Assualt on Central America. After threatening Jamaica and the Cayman Islands, Mitch moved westward and by 2100 UTC on October 27, the Category 5 storm was about 60 miles north of Trujilo on the north coast of Honduras. Preliminary wave height estimates north of Honduras during this time at the height of the hurricane are as high as 44 feet, according to one wave model. Although its ferocious winds began to abate slowly, it took Mitch two days to drift southward to make landfall. Coastal regions and the offshore Honduran island of Guanaja were devastated. Mitch then began a slow westward drift through the mountainous interior of Honduras, finally reaching the border with Guatemala two days later on October 31. Although the ferocity of the winds decreased during the westward drift, the storm produced enormous amounts of precipitation caused in part by the mountains of Central America. As Mitch's feeder bands swirled into its center from both the Caribbean and the Pacific Ocean to its south, the stage was set for a disaster of epic proportions. Taking into account the orographic effects by the volcanic peaks of Central America and Mitch's slow movement, rain fell at the rate of a foot or two per day in many of the mountainous regions. Total rainfall has been reported as high as 75 inches for the entire storm.
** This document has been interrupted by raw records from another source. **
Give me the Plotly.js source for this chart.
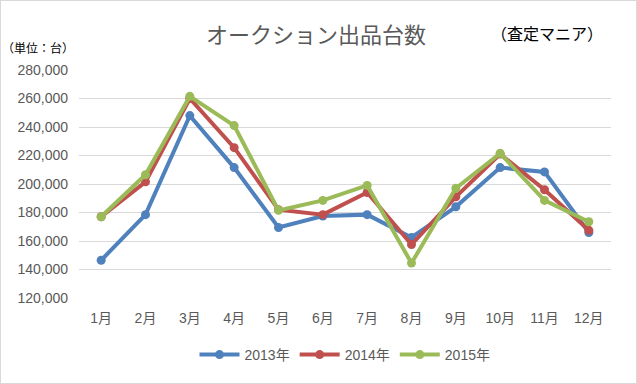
<!DOCTYPE html>
<html><head><meta charset="utf-8">
<script src="https://cdn.plot.ly/plotly-3.0.1.min.js"></script>
<style>html,body{margin:0;padding:0;background:#fff}#wrap{width:637px;height:384px;box-sizing:border-box;border:1px solid #d9d9d9;position:relative;overflow:hidden}#chart{position:absolute;left:-1px;top:-1px}</style>
</head><body><div id="wrap"><div id="chart"></div></div>
<script>
const months = ["1月","2月","3月","4月","5月","6月","7月","8月","9月","10月","11月","12月"];
const s2013 = [146500,178500,248000,211500,169500,177500,178500,162500,184000,211500,208500,166000];
const s2014 = [177000,201500,260000,225500,182000,178500,194000,157500,191000,221000,196000,167500];
const s2015 = [177000,206500,261500,241000,181500,188500,199000,144500,197000,221500,188500,173500];
const names = ["2013年","2014年","2015年"];
const colors = ["#4F81BD","#C0504D","#9BBB59"];
const font = "'Liberation Sans','Noto Sans CJK JP',sans-serif";
const series = [s2013,s2014,s2015];
const traces = series.map((v,i)=>({x:months,y:v,name:names[i],type:"scatter",mode:"lines+markers",
  line:{color:colors[i],width:4},marker:{color:colors[i],size:9}}));
const layout = {
  width:637,height:384,margin:{l:79,r:26,t:70,b:86},
  paper_bgcolor:"#fff",plot_bgcolor:"#fff",
  font:{family:font,color:"#595959",size:14},
  showlegend:true,
  legend:{orientation:"h",x:0.5,xanchor:"center",y:-0.25,yanchor:"middle",font:{size:14,color:"#595959"},itemwidth:40},
  xaxis:{type:"category",range:[-0.5,11.5],showgrid:false,showline:false,zeroline:false,ticks:"",ticklabelstandoff:10,tickfont:{size:14,color:"#595959"}},
  yaxis:{range:[120000,280000],dtick:20000,tickformat:",d",showgrid:true,gridcolor:"#d9d9d9",gridwidth:1,zeroline:false,showline:false,ticks:"",ticklabelstandoff:10,tickfont:{size:14,color:"#595959"}},
  annotations:[
    {text:"オークション出品台数",xref:"paper",yref:"paper",x:(316-79)/532,y:(298-33)/228,xanchor:"center",yanchor:"middle",showarrow:false,font:{family:"'Noto Sans CJK JP',sans-serif",size:22,color:"#595959"}},
    {text:"（査定マニア）",xref:"paper",yref:"paper",x:(547-79)/532,y:(298-33)/228,xanchor:"center",yanchor:"middle",showarrow:false,font:{family:"'Noto Sans CJK JP',sans-serif",size:16,color:"#000"}},
    {text:"（単位：台）",xref:"paper",yref:"paper",x:(38-79)/532,y:(298-47)/228,xanchor:"center",yanchor:"middle",showarrow:false,font:{family:"'Noto Sans CJK JP',sans-serif",size:12,color:"#000"}}
  ]
};
Plotly.newPlot("chart",traces,layout,{displayModeBar:false,staticPlot:true});
</script></body></html>
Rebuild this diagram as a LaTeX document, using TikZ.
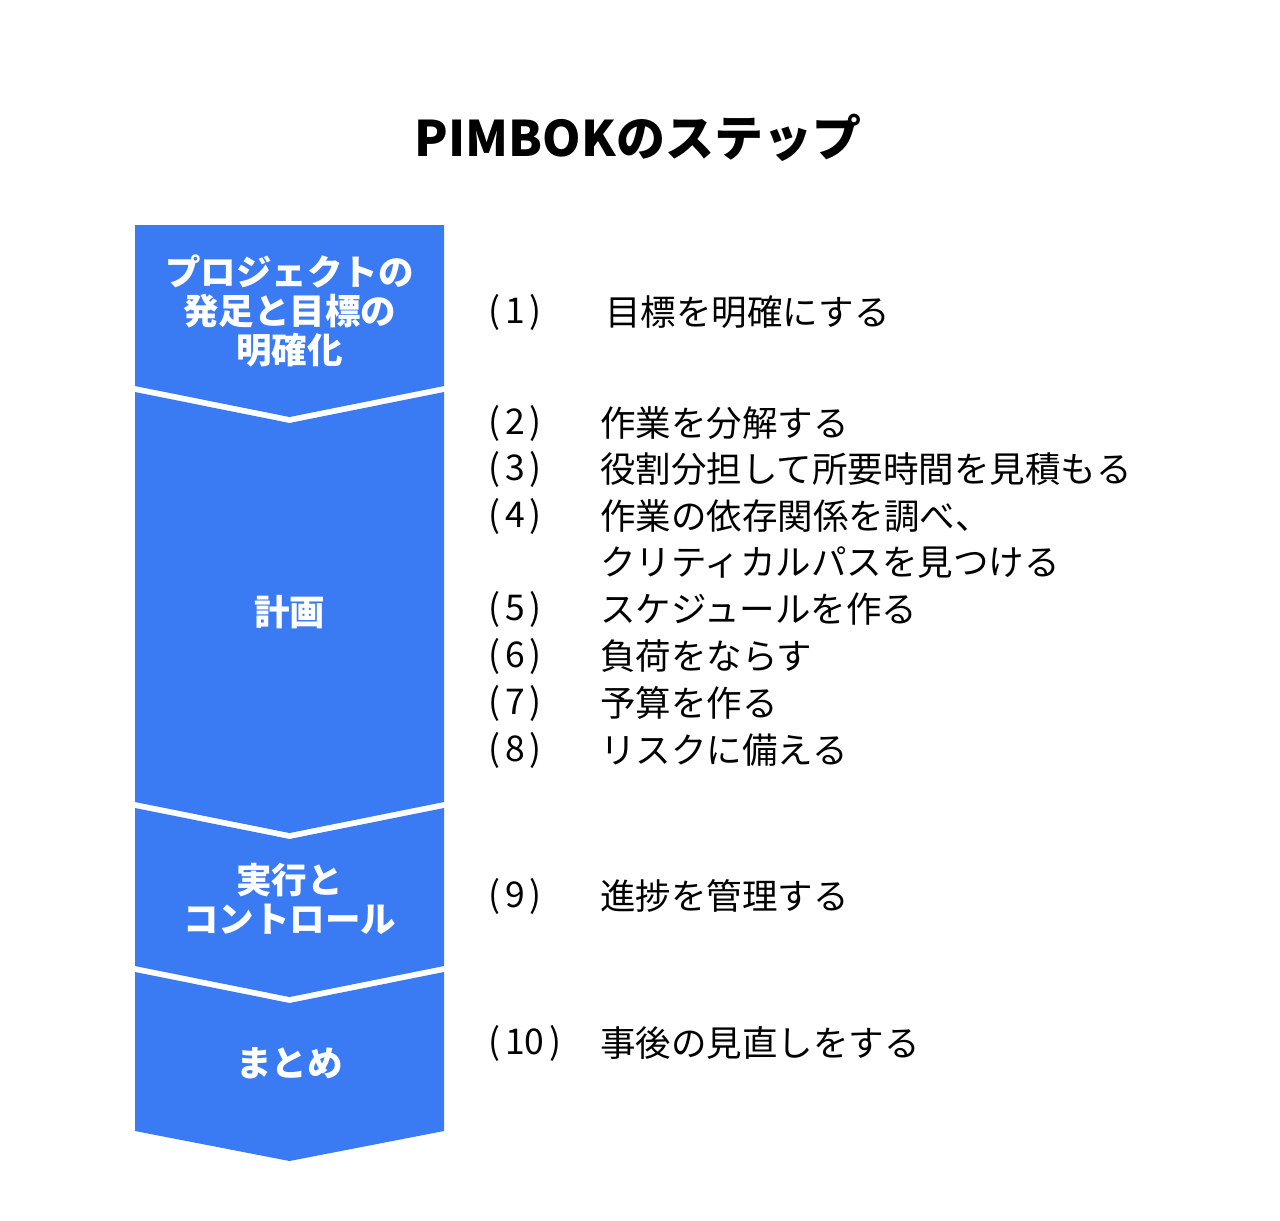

The resulting floods and mud slides virtually destroyed the entire infrastructure of Honduras and devastated parts of Nicaragua, Guatemala, Belize, and El Salvador. Whole villages and their inhabitants were swept away in the torrents of flood waters and deep mud that came rushing down the mountainsides. Hundreds of thousands of homes were destroyed.
Re-birth and Florida Land Fall. The remnants of Mitch drifted northwestward as a weak depression and entered the Bay of Campeche on November 2. Over the warm waters and favorable conditions aloft, Mitch once more regained tropical storm status and began moving rapidly northeastward. It struck the western side of Mexico's Yucatan Peninsula which weakened it to tropical depression status once again. As Mitch moved back over the Gulf of Mexico, it regained tropical storm status for the third time. It raced northeastward and pounded Key West with tropical storm force winds and heavy rains on November 4-5. Some of the roofs and buildings damaged by Hurricane Georges in September fell victim to Mitch. Rains of six to eight inches were common in southern Florida and several tornadoes struck the region. At least 7 were injured when a tornado swept from Marathon to Key Largo. A second tornado touched down at Miramar north of Miami. At Fowey Rocks Lighthouse, just southeast of Miami, a wind gust of 73 mph was reported. Across south Florida, some 100,000 customers lost electrical power. One person was killed in the U.S. near Dry Tortugas when a fisherman died from a capsized boat. A second person was missing. Another person died as a result of an auto accident on a slick highway. Mitch passed through the Bahamas and finally became extratropical on November 5.